Jodi-Ann Quarrie received her LL.B. from the University of the West Indes, with honors in 2012, and her Legal Education Certificate in 2014 from Norman Manley Law School. In 2015, she was a Rómulo Gallegos Fellow at the Inter-American Commission on Human Rights and obtained an Advanced Certificate in Economic, Social and Cultural Rights from American University Washington College of Law. Ms. Quarrie worked as part of a committee to have language rights included in the Jamaican Constitution, assisted prisoners detained in Jamaica for over 30 years without conviction, and assisted the Caribbean Court of Justice in their first human rights decision. She has participated in several moot court competitions, including the Jessup. Ms. Quarrie is a member of the Barbados and Jamaica Bars.
“In throwing off the shackles of colonialism, my people are challenged therefore to consider if human rights are one of those things that must go along with it.”
How did you first become interested in human rights law?
When in my uniform, as a 13-year-old girl taking the bus home from school in Jamaica, I was harassed in public every single day by a man who made sexual and inappropriate comments to me. No one around him said a word. In Jamaica, that was normal. During a State of Emergency in 2007, my friends in my community were scraped into police and army vans and taken to unknown detention centres on the basis of being outside their homes, even though there was no curfew in place. Parents and family members spent days visiting various lockups and detention centres searching for their sons, fathers, brothers and uncles. Many lost their jobs as a result of not reporting to work for days on the suspicion that they must have done something wrong. To my knowledge, none of the men were ever charged. In 2010, mortar rounds were fired into Tivoli Gardens by Jamaican security forces on Jamaican citizens. Before the carnage began, persons who lived in the community were barricaded inside by other residents in a show of support for the “don” who was being hunted in order to be extradited. Those who were lucky enough to get out before were told they could never come back because they were disloyal. While the henchmen of the don were trapped in the community, women and children were the defenseless targets that paid the price of the military and police operation.

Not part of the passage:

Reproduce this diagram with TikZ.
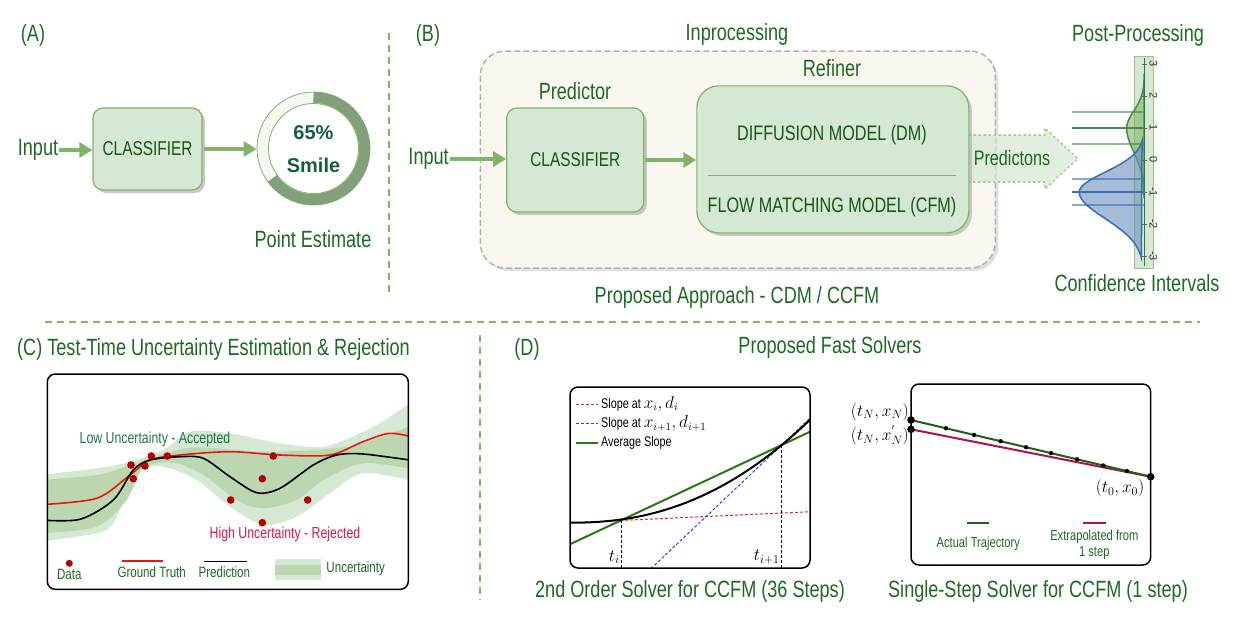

I wanted to do something that would help. So when I looked around and saw the people helping with issues I was interested in, I then realized I wanted to do what they did, human rights work.
From what or whom have you drawn inspiration in your work as a human rights lawyer?
Really amazing female advocates in the Caribbean like Dr. Brown, Nancy Anderson, and Margaret May Macaulay, who showed me that for a Jamaican woman this dream was not unrealistic; American jurists like Ruth Bader Ginsburg, who saw law as a tool to make life better; Christiane Amanpour, who made me think that journalism, and getting the word out about what was happening, was perhaps the best way I could help my region; my mother, who thought that I was slightly strange to want to watch and read the news every day but made sure to get me newspapers because she loved me; my father, who got me subscriptions to National Geographic World and National Geographic Magazine when I was 9 and I saw for myself just how fortunate I was; and my grandfather, who taught me that if you don’t have a heart for people, you don’t truly have a heart for God.
What issues do you feel most determined to address as a human rights lawyer?
I am Caribbean and so the issues I am most determined to address are those dealing with the Caribbean. How to have human rights protections for Caribbean people, whether through the Inter-American Human Rights System, the Caribbean Court of Justice, or other bodies; advocating for reparations for the Maafa/Trans-Atlantic Slave Trade that continues to scar Caribbean society; rights for black women, men and children where the laws run counter to full independence; and highlighting that the protection of the environment is a human rights issue, especially for island states that are faced with rising oceans due to climate change.
What obstacles do you perceive as the most challenging in your work?
Human rights are perceived to be holdovers from our colonial past. In throwing off the shackles of colonialism, my people are challenged therefore to consider if human rights are one of those things that must go along with it. And if not all the human rights, perhaps there are some that the Caribbean does not have to accept because those are specifically for rich, Western, interfering countries. It is a challenge to ensure that while human rights are respected, my people do not feel as though they are being forced to think, and operate in the ways of the former colonial powers.
Why did you decide to study human rights at Notre Dame? How has the experience been?
I have seen the human rights lawyers that Notre Dame has produced. I have seen the work that they do and the advocacy they are part of. I wanted that. The experience so far has been amazing. There is a joy in meeting people all around the world who fight, in their own way, to make the world a little better tomorrow. It is humbling to see how different we are while facing similar challenges.
How will an LL.M. education from Notre Dame allow you to be a more effective human rights lawyer?
An LL.M. will help me to be more respected and heard by people who greatly value titles after names. But my Notre Dame education will then have them trust that I also come to the table with valuable experience and insights that only a high quality legal education focused on making human rights defenders effective can bring.